Debt management plans through a nonprofit credit counseling agency negotiate lower interest rates on your revolving accounts. You make one payment to the agency, they distribute it to your creditors. The accounts are typically closed to prevent further use. This addresses the reuse risk but requires you to repay the full principal.
Debt settlement negotiates with creditors to accept less than the full revolving balance. The settled accounts are closed. This eliminates both the debt and the reuse risk, but involves a temporary credit impact from delinquencies during the program.
Bankruptcy eliminates revolving debt entirely under Chapter 7. The accounts are discharged. Fresh start. Most significant credit impact, but also the most comprehensive relief.
The right choice depends on how much you owe, your income, your credit profile, and your financial goals.

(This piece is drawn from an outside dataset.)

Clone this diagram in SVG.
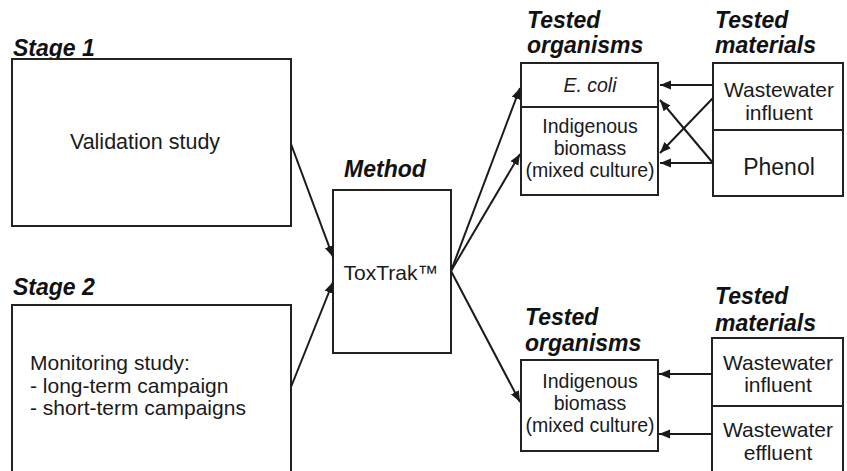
<svg xmlns="http://www.w3.org/2000/svg" width="847" height="471" viewBox="0 0 847 471">
<defs>
<marker id="ah" markerUnits="userSpaceOnUse" markerWidth="12" markerHeight="10" refX="11" refY="4.5" orient="auto">
<path d="M0,0 L11,4.5 L0,9 z" fill="#1a1a1a"/>
</marker>
<style>
.box{fill:#fff;stroke:#222;stroke-width:2}
.div{stroke:#222;stroke-width:2}
.con{stroke:#1a1a1a;stroke-width:2;fill:none;marker-end:url(#ah)}
.hd{font-family:"Liberation Sans",Arial,sans-serif;font-weight:bold;font-style:italic;font-size:23px;fill:#111}
.t{font-family:"Liberation Sans",Arial,sans-serif;font-size:21px;fill:#1a1a1a}
.o{font-family:"Liberation Sans",Arial,sans-serif;font-size:19.5px;fill:#1a1a1a;text-anchor:middle}
.m{font-family:"Liberation Sans",Arial,sans-serif;font-size:21px;fill:#1a1a1a;text-anchor:middle}
</style>
</defs>
<rect width="847" height="471" fill="#fff"/>
<g id="stage1">
<text class="hd" x="13" y="56">Stage 1</text>
<rect class="box" x="12" y="59" width="279" height="167"/>
<text class="t" x="145" y="149" text-anchor="middle" style="font-size:21.5px">Validation study</text>
</g>
<g id="stage2">
<text class="hd" x="13" y="295">Stage 2</text>
<rect class="box" x="12" y="305" width="279" height="180"/>
<text class="t" x="30" y="370">Monitoring study:</text>
<text class="t" x="30" y="392.5">- long-term campaign</text>
<text class="t" x="30" y="415">- short-term campaigns</text>
</g>
<g id="method">
<text class="hd" x="385" y="177" text-anchor="middle">Method</text>
<rect class="box" x="333" y="190" width="118" height="163"/>
<text class="m" x="391" y="280">ToxTrak™</text>
</g>
<g id="organisms-top">
<text class="hd" x="527" y="28">Tested</text>
<text class="hd" x="527" y="53">organisms</text>
<rect class="box" x="521" y="63" width="137" height="132"/>
<line class="div" x1="521" y1="107" x2="658" y2="107"/>
<text class="o" x="590" y="92" font-style="italic">E. coli</text>
<text class="o" x="590" y="133">Indigenous</text>
<text class="o" x="590" y="155">biomass</text>
<text class="o" x="590" y="177">(mixed culture)</text>
</g>
<g id="materials-top">
<text class="hd" x="715" y="28">Tested</text>
<text class="hd" x="715" y="53">materials</text>
<rect class="box" x="713" y="63" width="130" height="133"/>
<line class="div" x1="713" y1="130" x2="843" y2="130"/>
<text class="m" x="779" y="97">Wastewater</text>
<text class="m" x="779" y="120">influent</text>
<text class="m" x="779" y="175" style="font-size:23px">Phenol</text>
</g>
<g id="organisms-bottom">
<text class="hd" x="525" y="325">Tested</text>
<text class="hd" x="525" y="351">organisms</text>
<rect class="box" x="521" y="360" width="137" height="91"/>
<text class="o" x="590" y="388">Indigenous</text>
<text class="o" x="590" y="410">biomass</text>
<text class="o" x="590" y="432">(mixed culture)</text>
</g>
<g id="materials-bottom">
<text class="hd" x="715" y="304">Tested</text>
<text class="hd" x="715" y="331">materials</text>
<rect class="box" x="712" y="338" width="131" height="150"/>
<line class="div" x1="712" y1="406" x2="843" y2="406"/>
<text class="m" x="778" y="370">Wastewater</text>
<text class="m" x="778" y="392">influent</text>
<text class="m" x="778" y="437">Wastewater</text>
<text class="m" x="778" y="460">effluent</text>
</g>
<g id="connectors">
<line class="con" x1="291" y1="144" x2="333" y2="257"/>
<line class="con" x1="291" y1="387" x2="333" y2="282"/>
<line class="con" x1="451" y1="271" x2="520" y2="88"/>
<line class="con" x1="451" y1="271" x2="520" y2="154"/>
<line class="con" x1="451" y1="271" x2="520" y2="402"/>
<line class="con" x1="713" y1="85" x2="660" y2="85"/>
<line class="con" x1="713" y1="98" x2="660" y2="153"/>
<line class="con" x1="713" y1="163" x2="660" y2="163"/>
<line class="con" x1="713" y1="163" x2="660" y2="100"/>
<line class="con" x1="712" y1="374" x2="659" y2="374"/>
<line class="con" x1="712" y1="434" x2="659" y2="434"/>
</g>
</svg>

Our free consultation walks through all of this for your specific situation.
Frequently Asked Questions
What's the difference between a revolving line of credit and a credit card? A credit card is the most common type of revolving credit, but it's not the only one. Home equity lines of credit (HELOCs), personal lines of credit, and some business credit lines are also revolving. The key feature in all cases is a reusable credit limit with no fixed repayment term.
Is revolving credit bad for your credit score? Not inherently — revolving credit that's managed well (low utilization, on-time payments) is actually beneficial. The problem is when utilization gets high. Revolving credit utilization above 30% starts hurting your score, and above 50% hurts significantly. The type of credit isn't the issue; the balance relative to the limit is.
Can revolving credit debt be included in debt settlement? Yes. Credit card debt — the most common form of revolving credit — is the primary type of debt we settle in our program. Personal lines of credit and some other unsecured revolving debts can also be included.
Should I close credit cards after paying them off? Generally no, especially for older cards. Closing an account reduces your total available credit (increasing utilization on remaining accounts) and eventually shortens your credit history. The exception is if keeping the card open creates a genuine temptation risk that outweighs the credit benefit.
Why is revolving credit more dangerous than installment credit? Three reasons: there's no fixed end date, the credit replenishes as you pay it down (enabling reuse), and the minimum payment structure means you can carry a balance almost indefinitely while paying primarily interest. Installment loans have forced payoff timelines. Revolving credit requires self-discipline to eliminate.
What utilization ratio should I target? Below 30% is the standard advice. Below 10% is optimal for maximizing your credit score. For someone rebuilding after debt settlement, I recommend keeping utilization as close to zero as possible during the first 12 to 24 months — use the card for small charges and pay in full every month.